Tara Klimek, speaking on behalf of Chief Financial Officer Alex Sink, said the new information simply clarifies how the emergency rule went into effect. "The way we read it is exactly how McCarty read it today," she said.
"From the moment that was passed, nobody could be canceled," Klimek said.
Ryan Priest, a spokesman for Allstate, said the company had not yet received a copy of McCarty's letter. Allstate began non-renewing 120,000 customers in November and those customers were being picked up by Royal Palm Insurance Co., a start-up carrier. Allstate had planned to drop 106,000 policies starting in April. Those also were to be picked up by Royal Palm.
It was unclear whether McCarty's interpretation would extend to the non-renewal of policies that had been picked up by another carrier.
The intent of the rate freeze and moratorium on non-renewals put in effect by the Cabinet was to prevent insurers from filing for increases that could take effect before the Office of Insurance Regulation could make changes based on the recently passed legislation.

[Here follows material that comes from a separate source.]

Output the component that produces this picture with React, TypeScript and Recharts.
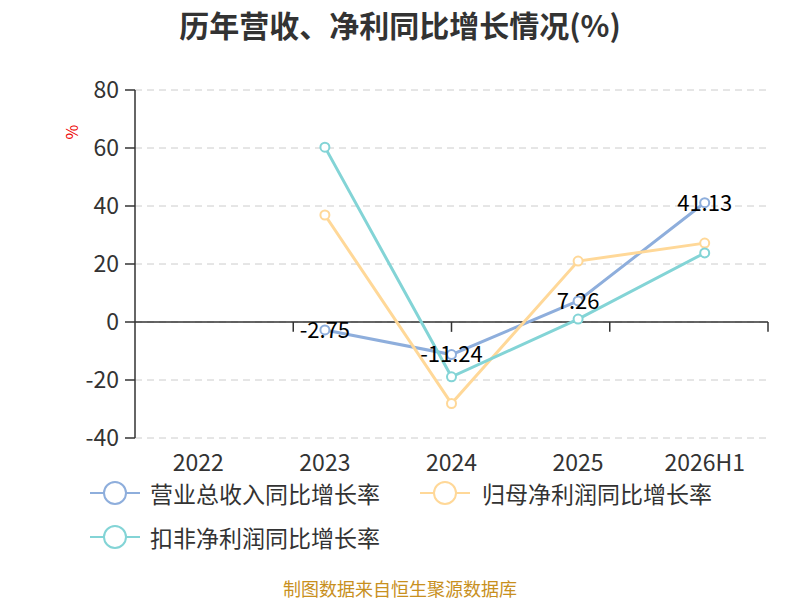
import { CartesianGrid, LabelList, Line, LineChart, ReferenceLine, XAxis, YAxis } from "recharts"

const years = ["2022", "2023", "2024", "2025", "2026H1"]
const revenueGrowth = [null, -2.75, -11.24, 7.26, 41.13]
const parentProfitGrowth = [null, 36.9, -28.1, 21.0, 27.2]
const deductedProfitGrowth = [null, 60.3, -18.9, 1.0, 23.8]
const yTicks = [-40, -20, 0, 20, 40, 60, 80]

const seriesNames = ["营业总收入同比增长率", "归母净利润同比增长率", "扣非净利润同比增长率"]
const colors = ["#8eaedc", "#ffd898", "#83d4d6"]

const font = "'Noto Sans CJK SC', 'Noto Sans', sans-serif"

const LegendIcon = ({ color }: { color: string }) => (
  <svg width="50" height="26" style={{ display: "block" }}>
    <line x1="0" y1="13" x2="50" y2="13" stroke={color} strokeWidth="2" />
    <circle cx="25" cy="13" r="11" fill="#fff" stroke={color} strokeWidth="2" />
  </svg>
)

const App = () => {
  const data = years.map((year, i) => ({
    year,
    revenue: revenueGrowth[i],
    parent: parentProfitGrowth[i],
    deducted: deductedProfitGrowth[i],
  }))

  // boundary tick marks hanging under the zero line
  const boundaries = years.map((_, i) => i + 1)

  return (
    <div style={{ position: "relative", width: 800, height: 600, fontFamily: font, background: "#fff" }}>
      <style>{`body{margin:0}`}</style>

      <div style={{ position: "absolute", top: 2, width: 800, textAlign: "center", fontSize: 30, fontWeight: "bold", color: "#333" }}>
        历年营收、净利同比增长情况(%)
      </div>

      <div style={{ position: "absolute", left: 64, top: 120, color: "#e00", fontSize: 16, transform: "rotate(-90deg)" }}>%</div>

      <div style={{ position: "absolute", left: 0, top: 0 }}>
        <LineChart width={800} height={600} data={data} margin={{ top: 90, right: 32, left: 70, bottom: 122 }}>
          <CartesianGrid vertical={false} stroke="#ccc" strokeDasharray="7 5" />
          <XAxis
            dataKey="year"
            scale="band"
            axisLine={false}
            tickLine={false}
            tickMargin={11}
            height={40}
            tick={{ fontSize: 23, fill: "#333", fontFamily: font }}
          />
          <XAxis xAxisId="b" type="number" domain={[0, 5]} allowDataOverflow hide />
          <YAxis
            domain={[-40, 80]}
            ticks={yTicks}
            width={65}
            tickSize={10}
            tickMargin={6}
            axisLine={{ stroke: "#333", strokeWidth: 1.5 }}
            tickLine={{ stroke: "#333", strokeWidth: 1.5 }}
            tick={{ fontSize: 23, fill: "#333", fontFamily: font }}
          />
          <ReferenceLine y={0} stroke="#333" strokeWidth={1.5} />
          {boundaries.map((b) => (
            <ReferenceLine
              key={b}
              xAxisId="b"
              segment={[{ x: b, y: 0 }, { x: b, y: -3.4 }]}
              stroke="#333"
              strokeWidth={1.5}
            />
          ))}
          <Line
            type="linear"
            dataKey="revenue"
            stroke={colors[0]}
            strokeWidth={3}
            dot={{ r: 4.5, fill: "#fff", stroke: colors[0], strokeWidth: 2 }}
            isAnimationActive={false}
          >
            <LabelList dataKey="revenue" position="center" fill="#000" fontSize={22} fontFamily={font} />
          </Line>
          <Line
            type="linear"
            dataKey="parent"
            stroke={colors[1]}
            strokeWidth={3}
            dot={{ r: 4.5, fill: "#fff", stroke: colors[1], strokeWidth: 2 }}
            isAnimationActive={false}
          />
          <Line
            type="linear"
            dataKey="deducted"
            stroke={colors[2]}
            strokeWidth={3}
            dot={{ r: 4.5, fill: "#fff", stroke: colors[2], strokeWidth: 2 }}
            isAnimationActive={false}
          />
        </LineChart>
      </div>

      <div style={{ position: "absolute", left: 90, top: 480, fontSize: 23, color: "#333", lineHeight: "26px" }}>
        <div style={{ display: "flex", alignItems: "center" }}>
          <LegendIcon color={colors[0]} />
          <span style={{ marginLeft: 10, width: 270 }}>{seriesNames[0]}</span>
          <LegendIcon color={colors[1]} />
          <span style={{ marginLeft: 12 }}>{seriesNames[1]}</span>
        </div>
        <div style={{ display: "flex", alignItems: "center", marginTop: 18 }}>
          <LegendIcon color={colors[2]} />
          <span style={{ marginLeft: 10 }}>{seriesNames[2]}</span>
        </div>
      </div>

      <div style={{ position: "absolute", top: 575, width: 800, textAlign: "center", fontSize: 18, color: "#c8901e" }}>
        制图数据来自恒生聚源数据库
      </div>
    </div>
  )
}

export default App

The office needs time to set new factors to determine how much rates will have to come down based on the bill passed during the special session. That bill has been signed into law but is still in the early stages of being put in place.
Once the office has set new parameters, insurers will be able to drop policies, with proper notice. That could happen as soon as April, but insurers would have to issue a new notice of non-renewal. Under the new law, notice must be provided 100 days in advance, an increase from 90. No non-renewal notices can be sent during the hurricane season, which starts June 1.